Do this
Below are some records. Output the lines from the first one through the line that holds "6, null, null, null, null, null];", exactly as written, with no pictures.

_ _ _ _ _

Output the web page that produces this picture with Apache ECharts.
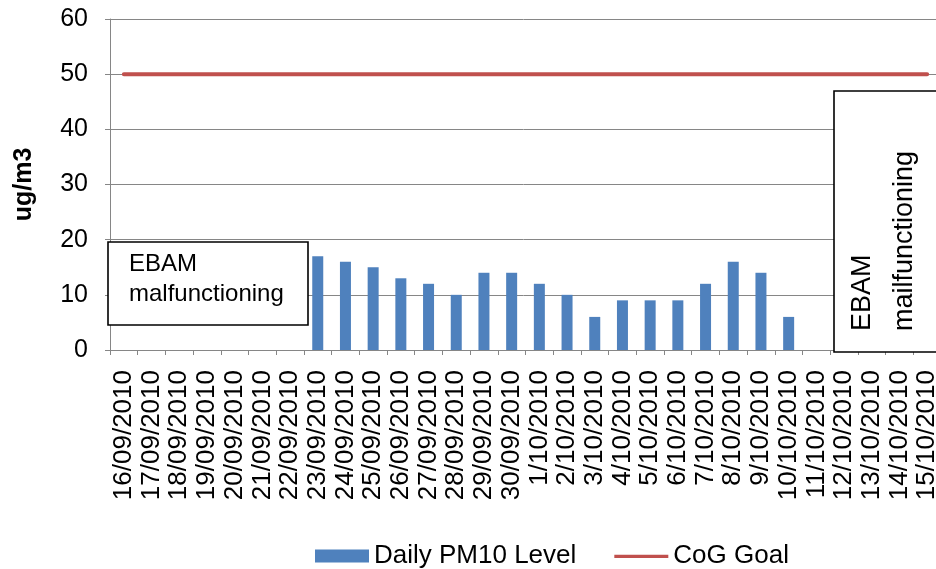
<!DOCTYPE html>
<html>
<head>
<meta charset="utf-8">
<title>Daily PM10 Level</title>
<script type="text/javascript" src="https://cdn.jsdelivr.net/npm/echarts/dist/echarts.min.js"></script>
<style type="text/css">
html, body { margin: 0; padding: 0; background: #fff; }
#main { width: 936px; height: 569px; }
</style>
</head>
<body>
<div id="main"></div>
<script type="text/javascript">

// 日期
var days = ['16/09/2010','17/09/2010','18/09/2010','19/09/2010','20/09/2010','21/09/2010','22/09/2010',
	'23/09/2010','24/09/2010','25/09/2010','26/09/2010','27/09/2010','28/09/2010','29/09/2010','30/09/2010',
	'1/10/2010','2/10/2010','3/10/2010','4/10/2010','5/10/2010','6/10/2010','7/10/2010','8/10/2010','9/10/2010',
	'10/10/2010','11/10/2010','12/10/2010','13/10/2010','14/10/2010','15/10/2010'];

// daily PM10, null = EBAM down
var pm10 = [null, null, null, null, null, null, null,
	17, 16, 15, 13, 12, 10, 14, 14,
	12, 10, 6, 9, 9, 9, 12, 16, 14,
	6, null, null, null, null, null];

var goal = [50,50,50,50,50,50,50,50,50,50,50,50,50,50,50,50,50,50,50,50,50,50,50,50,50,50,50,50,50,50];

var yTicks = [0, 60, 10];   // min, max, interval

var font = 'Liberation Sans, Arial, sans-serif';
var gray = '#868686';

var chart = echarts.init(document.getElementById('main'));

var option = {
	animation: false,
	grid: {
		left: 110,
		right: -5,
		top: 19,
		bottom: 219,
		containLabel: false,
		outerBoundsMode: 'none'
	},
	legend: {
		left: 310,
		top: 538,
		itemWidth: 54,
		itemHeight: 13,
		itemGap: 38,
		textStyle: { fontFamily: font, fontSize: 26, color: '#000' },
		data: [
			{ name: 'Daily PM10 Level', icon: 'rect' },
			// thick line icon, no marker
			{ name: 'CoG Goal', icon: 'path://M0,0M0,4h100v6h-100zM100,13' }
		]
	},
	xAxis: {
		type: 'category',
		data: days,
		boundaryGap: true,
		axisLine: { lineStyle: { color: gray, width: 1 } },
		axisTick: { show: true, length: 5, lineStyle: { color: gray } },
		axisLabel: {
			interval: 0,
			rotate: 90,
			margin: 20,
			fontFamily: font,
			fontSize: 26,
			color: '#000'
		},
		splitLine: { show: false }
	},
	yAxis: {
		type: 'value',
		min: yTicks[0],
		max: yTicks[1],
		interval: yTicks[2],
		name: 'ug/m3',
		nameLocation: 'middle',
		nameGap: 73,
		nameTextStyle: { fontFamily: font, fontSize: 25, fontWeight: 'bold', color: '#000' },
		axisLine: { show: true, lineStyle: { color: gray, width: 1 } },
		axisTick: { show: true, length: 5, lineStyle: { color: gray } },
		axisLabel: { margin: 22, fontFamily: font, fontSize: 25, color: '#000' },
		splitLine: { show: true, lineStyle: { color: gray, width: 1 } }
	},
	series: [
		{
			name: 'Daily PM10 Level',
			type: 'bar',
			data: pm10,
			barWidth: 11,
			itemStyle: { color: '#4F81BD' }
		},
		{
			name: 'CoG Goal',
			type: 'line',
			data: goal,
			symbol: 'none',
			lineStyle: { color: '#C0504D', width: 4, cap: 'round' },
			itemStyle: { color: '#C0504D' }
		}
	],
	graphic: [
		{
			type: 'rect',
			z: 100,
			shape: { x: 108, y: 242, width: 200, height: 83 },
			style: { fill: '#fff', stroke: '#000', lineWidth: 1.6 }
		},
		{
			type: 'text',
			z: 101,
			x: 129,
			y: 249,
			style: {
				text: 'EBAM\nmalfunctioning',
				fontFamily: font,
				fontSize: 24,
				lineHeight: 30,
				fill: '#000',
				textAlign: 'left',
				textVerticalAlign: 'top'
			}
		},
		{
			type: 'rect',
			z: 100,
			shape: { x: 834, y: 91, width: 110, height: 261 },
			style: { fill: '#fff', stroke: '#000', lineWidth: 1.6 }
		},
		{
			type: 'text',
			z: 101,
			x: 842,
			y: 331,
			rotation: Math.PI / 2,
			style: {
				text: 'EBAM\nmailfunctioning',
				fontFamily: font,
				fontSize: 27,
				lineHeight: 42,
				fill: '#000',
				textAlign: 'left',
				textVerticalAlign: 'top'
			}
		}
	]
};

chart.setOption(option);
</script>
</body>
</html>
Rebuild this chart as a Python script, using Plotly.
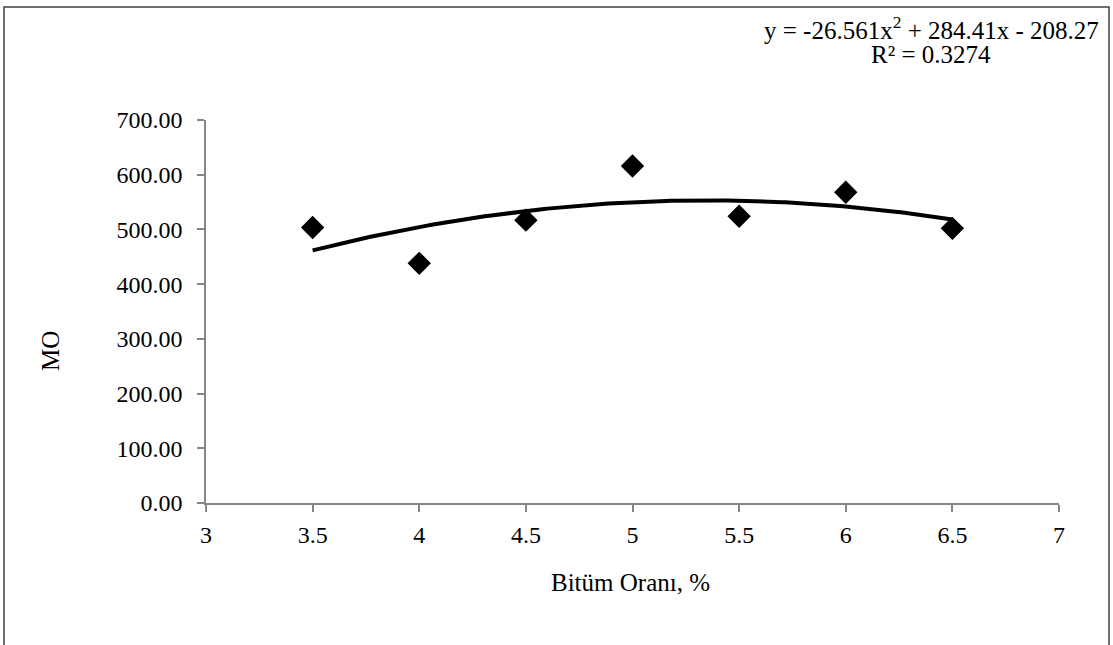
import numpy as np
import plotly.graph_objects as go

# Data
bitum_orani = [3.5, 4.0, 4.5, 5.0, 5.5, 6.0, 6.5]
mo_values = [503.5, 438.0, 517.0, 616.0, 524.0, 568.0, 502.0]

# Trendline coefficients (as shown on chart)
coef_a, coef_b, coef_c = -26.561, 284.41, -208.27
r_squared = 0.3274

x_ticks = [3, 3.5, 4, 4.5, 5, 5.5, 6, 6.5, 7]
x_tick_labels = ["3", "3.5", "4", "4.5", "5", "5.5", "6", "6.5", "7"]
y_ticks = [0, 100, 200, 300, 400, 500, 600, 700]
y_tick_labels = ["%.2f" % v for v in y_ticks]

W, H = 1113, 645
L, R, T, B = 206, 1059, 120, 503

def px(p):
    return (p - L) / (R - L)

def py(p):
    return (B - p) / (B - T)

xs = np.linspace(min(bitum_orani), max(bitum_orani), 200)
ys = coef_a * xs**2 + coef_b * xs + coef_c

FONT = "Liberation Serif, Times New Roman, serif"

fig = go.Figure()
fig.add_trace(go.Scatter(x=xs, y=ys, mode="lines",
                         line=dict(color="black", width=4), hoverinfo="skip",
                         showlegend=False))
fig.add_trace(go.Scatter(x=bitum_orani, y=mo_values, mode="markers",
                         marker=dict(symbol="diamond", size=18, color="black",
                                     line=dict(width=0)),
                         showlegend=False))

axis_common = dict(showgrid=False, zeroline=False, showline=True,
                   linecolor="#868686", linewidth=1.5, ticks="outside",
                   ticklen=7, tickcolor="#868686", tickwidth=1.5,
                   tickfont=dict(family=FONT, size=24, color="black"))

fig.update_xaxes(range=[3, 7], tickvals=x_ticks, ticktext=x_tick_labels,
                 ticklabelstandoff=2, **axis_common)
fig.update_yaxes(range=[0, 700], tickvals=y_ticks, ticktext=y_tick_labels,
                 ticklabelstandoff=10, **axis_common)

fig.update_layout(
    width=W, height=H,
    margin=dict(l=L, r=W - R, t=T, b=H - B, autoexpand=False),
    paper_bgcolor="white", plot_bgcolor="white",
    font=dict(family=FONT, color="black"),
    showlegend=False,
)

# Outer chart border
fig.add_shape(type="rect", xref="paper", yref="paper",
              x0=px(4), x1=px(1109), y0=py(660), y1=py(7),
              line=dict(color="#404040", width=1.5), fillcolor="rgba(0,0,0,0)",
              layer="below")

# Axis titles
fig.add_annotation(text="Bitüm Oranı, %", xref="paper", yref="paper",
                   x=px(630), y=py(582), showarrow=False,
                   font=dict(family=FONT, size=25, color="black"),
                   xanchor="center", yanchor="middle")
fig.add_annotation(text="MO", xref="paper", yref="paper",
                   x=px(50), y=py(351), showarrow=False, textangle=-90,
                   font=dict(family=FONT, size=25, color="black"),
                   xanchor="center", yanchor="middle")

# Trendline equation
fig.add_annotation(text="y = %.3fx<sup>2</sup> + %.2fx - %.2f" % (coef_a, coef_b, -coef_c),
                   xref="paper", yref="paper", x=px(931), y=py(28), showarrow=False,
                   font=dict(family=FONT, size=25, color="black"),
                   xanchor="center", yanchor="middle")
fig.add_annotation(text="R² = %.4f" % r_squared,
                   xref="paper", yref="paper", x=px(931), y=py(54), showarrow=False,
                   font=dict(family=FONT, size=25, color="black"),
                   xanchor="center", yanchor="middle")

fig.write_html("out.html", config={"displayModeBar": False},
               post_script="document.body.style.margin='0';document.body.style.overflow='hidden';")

_ _ _ _ _

The result
Output the web page that produces this picture with Apache ECharts.
<!DOCTYPE html>
<html>
<head>
<meta charset="utf-8">
<title>Daily PM10 Level</title>
<script type="text/javascript" src="https://cdn.jsdelivr.net/npm/echarts/dist/echarts.min.js"></script>
<style type="text/css">
html, body { margin: 0; padding: 0; background: #fff; }
#main { width: 936px; height: 569px; }
</style>
</head>
<body>
<div id="main"></div>
<script type="text/javascript">

// 日期
var days = ['16/09/2010','17/09/2010','18/09/2010','19/09/2010','20/09/2010','21/09/2010','22/09/2010',
	'23/09/2010','24/09/2010','25/09/2010','26/09/2010','27/09/2010','28/09/2010','29/09/2010','30/09/2010',
	'1/10/2010','2/10/2010','3/10/2010','4/10/2010','5/10/2010','6/10/2010','7/10/2010','8/10/2010','9/10/2010',
	'10/10/2010','11/10/2010','12/10/2010','13/10/2010','14/10/2010','15/10/2010'];

// daily PM10, null = EBAM down
var pm10 = [null, null, null, null, null, null, null,
	17, 16, 15, 13, 12, 10, 14, 14,
	12, 10, 6, 9, 9, 9, 12, 16, 14,
	6, null, null, null, null, null];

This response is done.